足の裏にサラリとした石の感触がよりそう。目の前に広がる石の空間は、独特の音響効果を発揮し、かすかな物音もよく響かせ、それが静けさを拡大していく。靴を脱いだ時に鎧まで脱いできてしまったのか、目の前にあるもの全部が内側に入ってきて乱反射が止まらない。
豊島美術館(てしまびじゅつかん)は瀬戸内海の豊島にある美術館だ。
美術館というと、絵や彫刻を展示する建物というイメージだったけれども、豊島美術館はそれ自体が作品といえる。
建物の中では「母型」という名前の作品を展示していることになっているが、それは床の上の水滴や水たまりなどによる作品で、この建物ありきで成立している。
やはり、豊島美術館そのものが作品という捉え方がしっくりくる。
建物の外観は、流線型の白い大きなボウルを、緩やかな斜面に伏せて置いたような形で、内側は約40×60mの広さ、天井は高いところで4.5mほど。柱は一本もなく、角も直線もほとんどない滑らかなドーム型。天井には二つの大きな丸い穴が開いていて、そこから外の風や鳥の声、蝉の声、雨、雪、落ち葉、日光などが入ってくる。
足元には、小さな白いお皿や、丸い玉のようなものがぽつぽつと置いてあったり、床に開いたあちこちの小さな小さな穴から水が沁みだしてきて、その水滴は徐々に膨らみ、自重に耐え切れずわずかな傾斜を滑り出し、細い穴に落ちてコロコロと水音を響かせたり、別の水滴と合流しながら、窓の下の大きな水たまりに集合したりする。
写真で見る豊島美術館は、どこか未来的でひんやりとした印象だったけれど、実際に入ってみると、光も床もどことなく柔らかい。
その日は人もまばらで館内はとても静かだった。友人と二人で訪れたけれど、中では別行動。それでも、目の端に映る友人の姿がどうしても気になってしまい、けっきょく交代で鑑賞することに。
改めて一人で入ってみる。
入り口から見ると何もない空間のようだけれども、ひたひたと歩いていくと、足元の水滴やお皿や玉などが目に入る。天井から糸が垂らされていたりもする。迷い込んだアリンコとすれ違いながら空間を一巡り。お気に入りの眺めのところで静かに腰を下すと、ポケットの中の鍵が小さくシャリンと鳴って、一瞬「しまった」と思うけれど、思いのほか音はふわりと広がって、その響きまで作品の一部になったよう。
キラキラした水滴を眺めていたら首が疲れてきたので、その場で横になってみた。水滴の光が目の高さにギュッと圧縮されて透明感が増したみたい。

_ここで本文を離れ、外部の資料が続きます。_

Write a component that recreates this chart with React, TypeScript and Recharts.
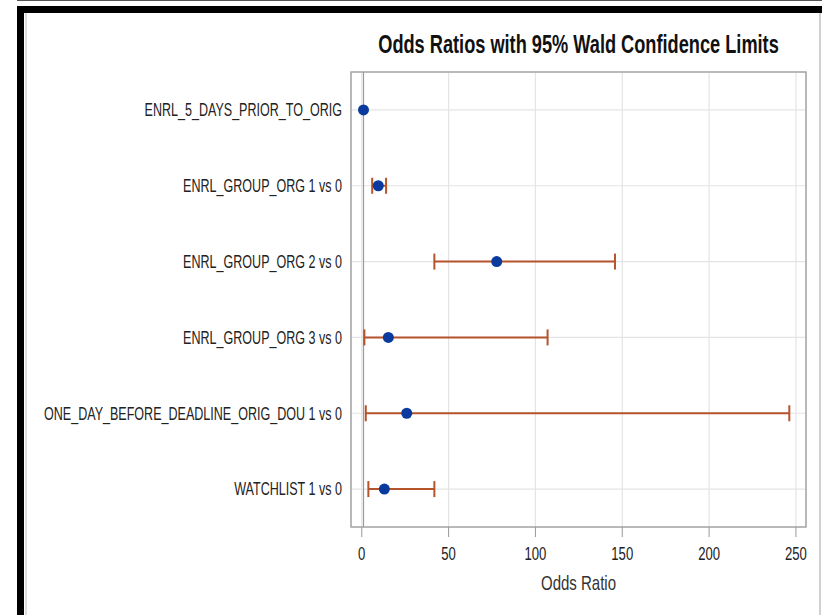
import {
  ScatterChart, Scatter, ErrorBar, XAxis, YAxis, CartesianGrid,
  ReferenceLine, ReferenceArea,
} from 'recharts';

const effects = [
  'ENRL_5_DAYS_PRIOR_TO_ORIG',
  'ENRL_GROUP_ORG 1 vs 0',
  'ENRL_GROUP_ORG 2 vs 0',
  'ENRL_GROUP_ORG 3 vs 0',
  'ONE_DAY_BEFORE_DEADLINE_ORIG_DOU 1 vs 0',
  'WATCHLIST 1 vs 0',
];
const oddsRatios = [1.0, 9.5, 77.7, 15.3, 25.9, 13.0];
const lowerCL: (number | null)[] = [null, 6.0, 41.8, 1.5, 2.3, 3.8];
const upperCL: (number | null)[] = [null, 14.0, 145.8, 107.0, 246.2, 41.8];
const xTicks = [0, 50, 100, 150, 200, 250];

const data = effects.map((label, i) => ({
  label,
  or: oddsRatios[i],
  ci: lowerCL[i] == null ? null : [oddsRatios[i] - (lowerCL[i] as number), (upperCL[i] as number) - oddsRatios[i]],
}));

// narrow look: Liberation Sans squeezed sideways, a bit stretched up
const font = '"Liberation Sans", Arial, sans-serif';
const narrow = 0.82;

const YTick = ({ x, y, payload }: any) => (
  <text
    transform={`translate(${x},${y}) scale(${narrow},1.16)`}
    textAnchor="end"
    dy="0.36em"
    fontFamily={font}
    fontSize={15.3}
    fill="#222"
  >
    {payload.value}
  </text>
);

const XTick = ({ x, y, payload }: any) => (
  <text
    transform={`translate(${x},${y}) scale(${narrow},1.18)`}
    textAnchor="middle"
    dy="0.71em"
    fontFamily={font}
    fontSize={16}
    fill="#222"
  >
    {payload.value}
  </text>
);

const AxisTitle = ({ viewBox }: any) => (
  <text
    transform={`translate(${viewBox.x + viewBox.width / 2},${viewBox.y + viewBox.height - 25}) scale(${narrow},1.14)`}
    textAnchor="middle"
    fontFamily={font}
    fontSize={18.3}
    fill="#333"
  >
    Odds Ratio
  </text>
);

const Dot = ({ cx, cy }: any) => <circle cx={cx} cy={cy} r={5.5} fill="#0a3a9e" />;

export default function App() {
  return (
    <div style={{ position: 'absolute', left: 0, top: 0, width: 822, height: 615, background: '#fff', overflow: 'hidden' }}>
      {/* frame of the screenshot */}
      <div style={{ position: 'absolute', left: 17, right: 0, top: 0, height: 1, background: '#555' }} />
      <div style={{ position: 'absolute', left: 17, right: 0, top: 6, height: 7, background: '#000' }} />
      <div style={{ position: 'absolute', left: 17, width: 7, top: 6, bottom: 0, background: '#000' }} />
      <div style={{ position: 'absolute', left: 25, width: 2, top: 13, bottom: 0, background: '#ddd' }} />
      <div style={{ position: 'absolute', left: 819, width: 2, top: 13, bottom: 0, background: '#d0d0d0' }} />

      <div style={{ position: 'absolute', left: 0, top: 0 }}>
        <ScatterChart width={822} height={615} margin={{ top: 72, right: 16, bottom: 0, left: 0 }}>
          <CartesianGrid stroke="#e4e4e4" strokeWidth={1.2} />
          <XAxis
            type="number"
            dataKey="or"
            domain={[-6.2, 255.8]}
            ticks={xTicks}
            axisLine={false}
            tickLine={{ stroke: '#999' }}
            tickSize={10}
            tickMargin={10}
            tick={<XTick />}
            height={88}
            label={<AxisTitle />}
          />
          <YAxis
            type="category"
            dataKey="label"
            reversed
            width={351}
            axisLine={false}
            tickLine={false}
            tickSize={0}
            tickMargin={9}
            tick={<YTick />}
            interval={0}
          />
          <ReferenceLine x={1} stroke="#9a9a9a" strokeWidth={1.2} />
          <ReferenceArea x1={-6.2} x2={255.8} fill="none" stroke="#a6a6a6" strokeWidth={1.5} />
          <Scatter data={data} shape={<Dot />} isAnimationActive={false}>
            <ErrorBar dataKey="ci" direction="x" width={8} stroke="#b5532b" strokeWidth={2} />
          </Scatter>
        </ScatterChart>
      </div>

      <svg width={822} height={615} style={{ position: 'absolute', left: 0, top: 0, pointerEvents: 'none' }}>
        <text
          transform={`translate(578.5,53) scale(${narrow},1.2)`}
          textAnchor="middle"
          fontFamily={font}
          fontWeight="bold"
          fontSize={22.2}
          fill="#111"
        >
          Odds Ratios with 95% Wald Confidence Limits
        </text>
      </svg>
    </div>
  );
}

目の前で湧き出る水に誘発されたのか、自分の目からも勝手に涙が出てくる。そのしずくが、作品の水のようにみんなと合流できないことが寂しいような、作品の水が代理で合流してくれて安心するような、空気に溶けて最後は全部一緒になれるような、不思議な感覚。
そのままコロンと仰向けになると、その日は晴れていて、窓から入った日光が、大きな水たまりで反射して、天井に波の模様を描いていた。
少し離れたところで同じように仰向けになっていた外国人と「キレイだね」と目だけでやりとり。短いけど、とても豊かな交流だった。
いつの間にか、内側の乱反射もしずまっていて、あとはひたすら緩やかな時間が過ぎていった。
豊島美術館の中ですごした時間は、とても特別な時間になった。
今は、自分の中にあの美術館がある。
「また行きたい」よりも「かえりたい」、そんな言葉がぴったりくる場所。